Reporter: Muhammad Julian | Editor: Khomarul Hidayat
KONTAN.CO.ID - JAKARTA. Asosiasi Energi Surya Indonesia (AESI) akan kembali mengirimi Kementerian Keuangan (Kemenkeu) surat berisi masukan dalam rangka menindaklanjuti pembatasan pemasangan kapasitas pembangkit listrik tenaga surya (PLTS) atap maksimum 15% dari kapasitas daya terpasang oleh PLN.
Ketua Umum AESI Fabby Tumiwa mengatakan, sebelumnya AESI sudah mengirimi Kemenkeu surat berisi masukan agar pemerintah memperhitungkan beban yang timbul dari penggunaan PLTS atap pada Agustus 2022 lalu dalam memberi kompensasi kepada PLN.
Sebab, AESI menduga bahwa beban-beban biaya interkoneksi, menjaga keandalan pasokan listrik, dan lain-lain yang harus PLN tanggung dalam menampung listrik dari pengguna PLTS atap di tengah adanya persoalan kelebihan listrik atau overcapacity menjadi alasan di balik tindakan pembatasan pemasangan PLTS atap oleh PLN.
Hanya saja, surat tersebut belum berbalas hingga selang beberapa bulan setelah dikirimkan.
“Kami mau menyurati (Kemenkeu) lagi kalau sampai akhir tahun ini enggak beres ya. Kalau misalnya enggak (mendapat respon), mungkin ada anggota-anggota AESI yang mau menggugat,” tutur Fabby kepada Kontan.co.id, Selasa (6/12).

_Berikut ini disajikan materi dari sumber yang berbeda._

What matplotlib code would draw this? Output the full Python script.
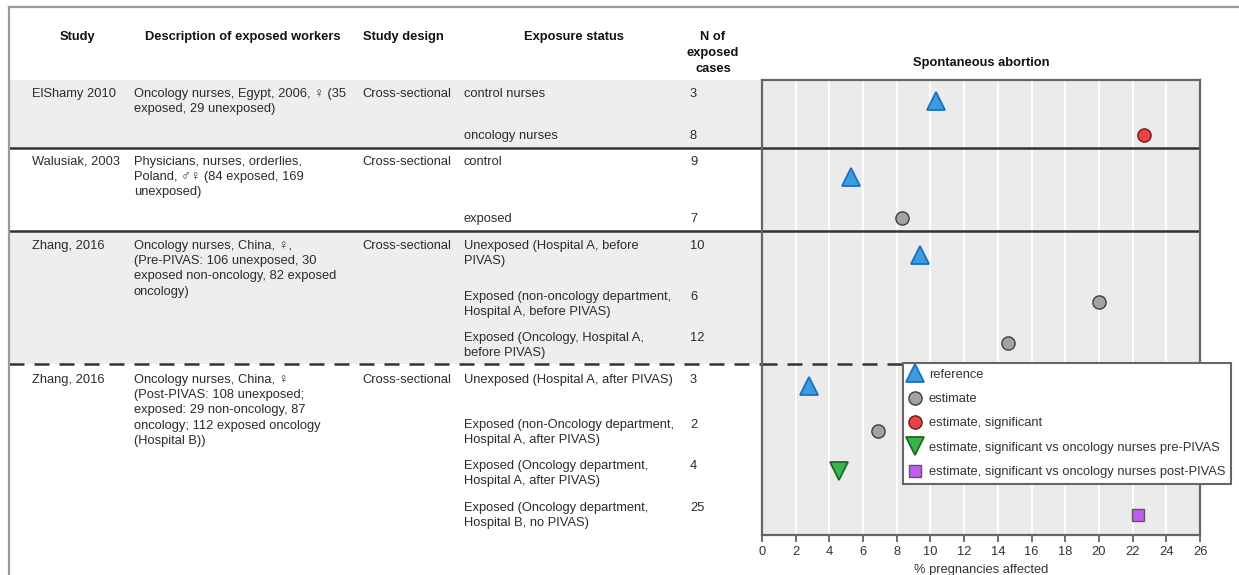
import matplotlib
matplotlib.use("Agg")
import matplotlib.pyplot as plt
from matplotlib.lines import Line2D

plt.rcParams["font.family"] = ["Liberation Sans", "DejaVu Sans"]

# ---------------- data ----------------
studies = ["ElShamy 2010", "Walusiak, 2003", "Zhang, 2016", "Zhang, 2016"]
descriptions = [
    "Oncology nurses, Egypt, 2006, \u2640 (35\nexposed, 29 unexposed)",
    "Physicians, nurses, orderlies,\nPoland, \u2642\u2640 (84 exposed, 169\nunexposed)",
    "Oncology nurses, China, \u2640,\n(Pre-PIVAS: 106 unexposed, 30\nexposed non-oncology, 82 exposed\noncology)",
    "Oncology nurses, China, \u2640\n(Post-PIVAS: 108 unexposed;\nexposed: 29 non-oncology, 87\noncology; 112 exposed oncology\n(Hospital B))",
]
designs = ["Cross-sectional"] * 4

exposure_groups = [
    "control nurses", "oncology nurses",
    "control", "exposed",
    "Unexposed (Hospital A, before\nPIVAS)",
    "Exposed (non-oncology department,\nHospital A, before PIVAS)",
    "Exposed (Oncology, Hospital A,\nbefore PIVAS)",
    "Unexposed (Hospital A, after PIVAS)",
    "Exposed (non-Oncology department,\nHospital A, after PIVAS)",
    "Exposed (Oncology department,\nHospital A, after PIVAS)",
    "Exposed (Oncology department,\nHospital B, no PIVAS)",
]
n_cases = [3, 8, 9, 7, 10, 6, 12, 3, 2, 4, 25]
pct_affected = [10.3, 22.7, 5.3, 8.3, 9.4, 20.0, 14.6, 2.8, 6.9, 4.6, 22.3]
marker_kind = ["reference", "significant",
               "reference", "estimate",
               "reference", "estimate", "estimate",
               "reference", "estimate", "sig_pre", "sig_post"]

legend_labels = {
    "reference": "reference",
    "estimate": "estimate",
    "significant": "estimate, significant",
    "sig_pre": "estimate, significant vs oncology nurses pre-PIVAS",
    "sig_post": "estimate, significant vs oncology nurses post-PIVAS",
}

x_ticks = list(range(0, 27, 2))

# ---------------- styles / layout (pixels) ----------------
styles = {
    "reference": dict(marker="^", ms=12.5, mfc="#3d9be0", mec="#1a6fc4", mew=1.3),
    "estimate": dict(marker="o", ms=9.5, mfc="#a3a3a3", mec="#3f3f3f", mew=1.0),
    "significant": dict(marker="o", ms=9.5, mfc="#e5444a", mec="#7a1414", mew=1.0),
    "sig_pre": dict(marker="v", ms=12.5, mfc="#3bb44a", mec="#1b6a26", mew=1.3),
    "sig_post": dict(marker="s", ms=8, mfc="#c25cf2", mec="#5a5a5a", mew=1.0),
}

W, H = 1239, 575
study_top = [93, 161, 245, 379]
row_text_top = [93, 135, 161, 218, 245, 296, 337, 379, 424, 465, 507]
row_marker_y = [101, 135, 177, 218, 255, 302, 343, 386, 431, 471, 515]
bands = [(80, 148), (231, 364)]
solid_seps = [148, 231]
dashed_sep = 364
plot_left, plot_right, plot_top, plot_bottom = 762, 1200, 80, 535

FS = 9.3
LS = 1.36
TXT = "#2b2b2b"
DY = 5

fig = plt.figure(figsize=(W / 100, H / 100), dpi=100)

# background axes in pixel coordinates for the table part
bg = fig.add_axes([0, 0, 1, 1], zorder=0)
bg.set_xlim(0, W)
bg.set_ylim(H, 0)
bg.axis("off")

for y0, y1 in bands:
    bg.fill_between([9, plot_left], y0, y1, color="#eeeeee", lw=0, zorder=0)
for y in solid_seps:
    bg.plot([9, plot_left], [y, y], color="#333333", lw=1.8, zorder=2,
            solid_capstyle="butt")
bg.plot([9, plot_left], [dashed_sep, dashed_sep], color="#333333", lw=1.8,
        ls=(0, (6, 4)), zorder=2)

# outer frame
bg.plot([9, W], [7, 7], color="#9a9a9a", lw=1.6, zorder=3)
bg.plot([9, 9], [7, H], color="#9a9a9a", lw=1.6, zorder=3)

# headers
hdr_y = 31
hdr = dict(va="top", fontsize=FS, weight="bold", color="#111")
bg.text(77, hdr_y, "Study", ha="center", **hdr)
bg.text(243, hdr_y, "Description of exposed workers", ha="center", **hdr)
bg.text(403, hdr_y, "Study design", ha="center", **hdr)
bg.text(574, hdr_y, "Exposure status", ha="center", **hdr)
bg.text(713, hdr_y, "N of\nexposed\ncases", ha="center", linespacing=1.45,
        multialignment="center", **hdr)

# study rows
for name, desc, design, yt in zip(studies, descriptions, designs, study_top):
    bg.text(32, yt - DY, name, ha="left", va="top", fontsize=FS, color=TXT)
    bg.text(134, yt - DY, desc, ha="left", va="top", fontsize=FS, color=TXT, linespacing=LS)
    bg.text(362, yt - DY, design, ha="left", va="top", fontsize=FS, color=TXT)

for grp, n, yt in zip(exposure_groups, n_cases, row_text_top):
    bg.text(464, yt - DY, grp, ha="left", va="top", fontsize=FS, color=TXT, linespacing=LS)
    bg.text(690, yt - DY, str(n), ha="left", va="top", fontsize=FS, color=TXT)

# ---------------- dot plot ----------------
ax = fig.add_axes([plot_left / W, 1 - plot_bottom / H,
                   (plot_right - plot_left) / W, (plot_bottom - plot_top) / H], zorder=1)
ax.set_facecolor("#ebebeb")
ax.set_xlim(0, 26)
ax.set_ylim(plot_bottom, plot_top)
ax.set_xticks(x_ticks)
ax.set_yticks([])
ax.grid(axis="x", color="white", lw=1.4)
ax.set_axisbelow(True)
for s in ax.spines.values():
    s.set_color("#666666")
    s.set_linewidth(1.6)
ax.tick_params(axis="x", length=5, width=1.2, color="#555555", labelsize=FS,
               labelcolor="#333333", pad=3)

for y in solid_seps:
    ax.axhline(y, color="#333333", lw=1.8, zorder=2)
ax.axhline(dashed_sep, color="#333333", lw=1.8, ls=(0, (6, 4)), zorder=2)

for val, kind, y in zip(pct_affected, marker_kind, row_marker_y):
    ax.plot([val], [y], ls="none", zorder=3, **styles[kind])

ax.set_title("Spontaneous abortion", fontsize=FS, weight="bold", color="#111", pad=10)
ax.set_xlabel("% pregnancies affected", fontsize=FS, color="#333333", labelpad=4)

handles = [Line2D([], [], ls="none", label=legend_labels[k], **styles[k])
           for k in ["reference", "estimate", "significant", "sig_pre", "sig_post"]]
leg = fig.legend(handles=handles, loc="upper left",
                 bbox_to_anchor=(903 / W, 1 - 363 / H), fontsize=FS,
                 frameon=True, fancybox=False, edgecolor="#666666",
                 framealpha=1, handlelength=1.0, handletextpad=0.55,
                 labelspacing=0.95, borderpad=0.45, borderaxespad=0)
leg.get_frame().set_linewidth(1.5)
for t in leg.get_texts():
    t.set_color("#333333")

fig.savefig("out.png", dpi=100)
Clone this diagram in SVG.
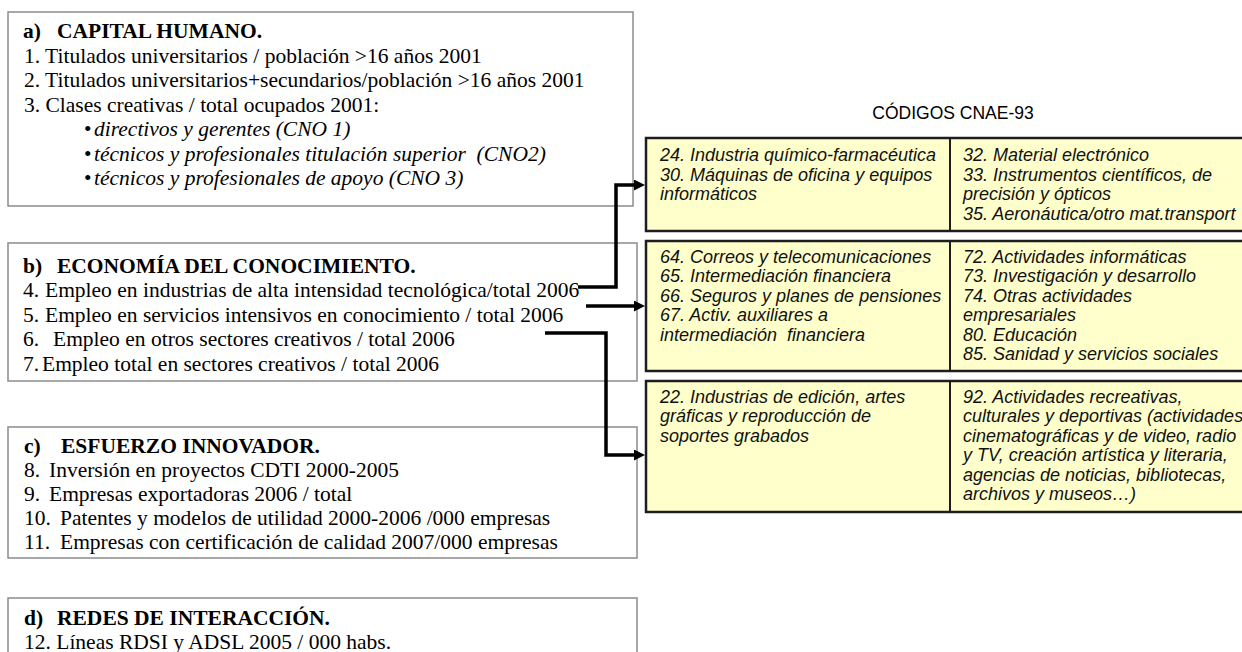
<svg xmlns="http://www.w3.org/2000/svg" width="1242" height="652" viewBox="0 0 1242 652">
<defs>
<style>
.lbox{fill:#ffffff;stroke:#8c8c8c;stroke-width:1.5}
.ybox{fill:#ffffcc;stroke:#1e1e1e;stroke-width:2.5}
.div{stroke:#1e1e1e;stroke-width:2}
.t{font-family:"Liberation Serif","Times New Roman",serif;font-size:21.5px;fill:#000}
.h{font-weight:bold}
.it{font-style:italic}
.y{font-family:"Liberation Sans",Arial,sans-serif;font-size:18px;font-style:italic;fill:#111}
.title{font-family:"Liberation Sans",Arial,sans-serif;font-size:17.5px;fill:#000}
.conn{fill:none;stroke:#000;stroke-width:3.5;stroke-linejoin:miter}
</style>
<marker id="arr" markerUnits="userSpaceOnUse" markerWidth="12" markerHeight="11" refX="6" refY="5.5" orient="auto">
<path d="M0,0 L11,5.5 L0,11 z" fill="#000"/>
</marker>
</defs>

<g id="box-a">
<rect class="lbox" x="8" y="12" width="625" height="194"/>
<text class="t h" x="23" y="38">a)</text><text class="t h" x="57" y="38">CAPITAL HUMANO.</text>
<text class="t" x="24" y="62.5">1. Titulados universitarios / población &gt;16 años 2001</text>
<text class="t" x="24" y="87">2. Titulados universitarios+secundarios/población &gt;16 años 2001</text>
<text class="t" x="24" y="111.5">3. Clases creativas / total ocupados 2001:</text>
<text class="t" x="84" y="136">•</text><text class="t it" x="94" y="136">directivos y gerentes (CNO 1)</text>
<text class="t" x="84" y="160.5">•</text><text class="t it" x="94" y="160.5" xml:space="preserve">técnicos y profesionales titulación superior  (CNO2)</text>
<text class="t" x="84" y="185">•</text><text class="t it" x="94" y="185">técnicos y profesionales de apoyo (CNO 3)</text>
</g>

<g id="box-b">
<rect class="lbox" x="8" y="243" width="629" height="138"/>
<text class="t h" x="23" y="272.5">b)</text><text class="t h" x="57" y="272.5">ECONOMÍA DEL CONOCIMIENTO.</text>
<text class="t" x="23" y="297">4.</text><text class="t" x="45" y="297">Empleo en industrias de alta intensidad tecnológica/total 2006</text>
<text class="t" x="23" y="321.5">5.</text><text class="t" x="45" y="321.5">Empleo en servicios intensivos en conocimiento / total 2006</text>
<text class="t" x="23" y="346">6.</text><text class="t" x="53" y="346">Empleo en otros sectores creativos / total 2006</text>
<text class="t" x="23" y="370.5">7.</text><text class="t" x="42" y="370.5">Empleo total en sectores creativos / total 2006</text>
</g>

<g id="box-c">
<rect class="lbox" x="8" y="427" width="629" height="131"/>
<text class="t h" x="24" y="453">c)</text><text class="t h" x="61" y="453">ESFUERZO INNOVADOR.</text>
<text class="t" x="24" y="477">8.</text><text class="t" x="49" y="477">Inversión en proyectos CDTI 2000-2005</text>
<text class="t" x="24" y="501">9.</text><text class="t" x="49" y="501">Empresas exportadoras 2006 / total</text>
<text class="t" x="24" y="525">10.</text><text class="t" x="60" y="525">Patentes y modelos de utilidad 2000-2006 /000 empresas</text>
<text class="t" x="24" y="549">11.</text><text class="t" x="60" y="549">Empresas con certificación de calidad 2007/000 empresas</text>
</g>

<g id="box-d">
<rect class="lbox" x="8" y="598" width="629" height="80"/>
<text class="t h" x="24" y="625">d)</text><text class="t h" x="57" y="625">REDES DE INTERACCIÓN.</text>
<text class="t" x="24" y="649">12. Líneas RDSI y ADSL 2005 / 000 habs.</text>
</g>

<text id="title" class="title" x="953" y="119" text-anchor="middle">CÓDIGOS CNAE-93</text>

<g id="cnae-1">
<rect class="ybox" x="646" y="138" width="600" height="93"/>
<line class="div" x1="950" y1="138" x2="950" y2="231"/>
<text class="y" x="660" y="161">24. Industria químico-farmacéutica</text>
<text class="y" x="660" y="180.5">30. Máquinas de oficina y equipos</text>
<text class="y" x="660" y="200">informáticos</text>
<text class="y" x="963" y="161">32. Material electrónico</text>
<text class="y" x="963" y="180.5">33. Instrumentos científicos, de</text>
<text class="y" x="963" y="200">precisión y ópticos</text>
<text class="y" x="963" y="219.5">35. Aeronáutica/otro mat.transport</text>
</g>

<g id="cnae-2">
<rect class="ybox" x="646" y="241" width="600" height="130"/>
<line class="div" x1="950" y1="241" x2="950" y2="371"/>
<text class="y" x="660" y="263">64. Correos y telecomunicaciones</text>
<text class="y" x="660" y="282.4">65. Intermediación financiera</text>
<text class="y" x="660" y="301.8">66. Seguros y planes de pensiones</text>
<text class="y" x="660" y="321.2">67. Activ. auxiliares a</text>
<text class="y" x="660" y="340.6" xml:space="preserve">intermediación  financiera</text>
<text class="y" x="963" y="263">72. Actividades informáticas</text>
<text class="y" x="963" y="282.4">73. Investigación y desarrollo</text>
<text class="y" x="963" y="301.8">74. Otras actividades</text>
<text class="y" x="963" y="321.2">empresariales</text>
<text class="y" x="963" y="340.6">80. Educación</text>
<text class="y" x="963" y="360">85. Sanidad y servicios sociales</text>
</g>

<g id="cnae-3">
<rect class="ybox" x="646" y="381" width="600" height="131"/>
<line class="div" x1="950" y1="381" x2="950" y2="512"/>
<text class="y" x="660" y="403">22. Industrias de edición, artes</text>
<text class="y" x="660" y="422.4">gráficas y reproducción de</text>
<text class="y" x="660" y="441.8">soportes grabados</text>
<text class="y" x="963" y="403">92. Actividades recreativas,</text>
<text class="y" x="963" y="422.4">culturales y deportivas (actividades</text>
<text class="y" x="963" y="441.8">cinematográficas y de video, radio</text>
<text class="y" x="963" y="461.2">y TV, creación artística y literaria,</text>
<text class="y" x="963" y="480.6">agencias de noticias, bibliotecas,</text>
<text class="y" x="963" y="500">archivos y museos…)</text>
</g>

<g id="connectors">
<path class="conn" d="M578,287 H616 V185 H640" marker-end="url(#arr)"/>
<path class="conn" d="M586,306 H640" marker-end="url(#arr)"/>
<path class="conn" d="M545,333 H606 V455 H640" marker-end="url(#arr)"/>
</g>
</svg>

Baca Juga: Sempat Turun, Permintaan PLTS Atap Mulai Menanjak Lagi
Menurut laporan yang diterima oleh AESI, pembatasan pemasangan PLTS atap oleh pihak PLN sudah terjadi sejak awal tahun 2022. Tindakan tersebut telah berdampak pada pembatalan ataupun penundaan sejumlah proyek pemasangan PLTS atap pada tahun 2022. Sebab, kata Fabby, pembatasan pemasangan PLTS atap bisa membuat proyek menjadi tidak ekonomis
Berdasarkan laporan yang diterima AESI, sekitar 60% proyek pemasangan PLTS atap pada segmen pengguna industri batal atau ditunda seturut adanya pembatasan ini.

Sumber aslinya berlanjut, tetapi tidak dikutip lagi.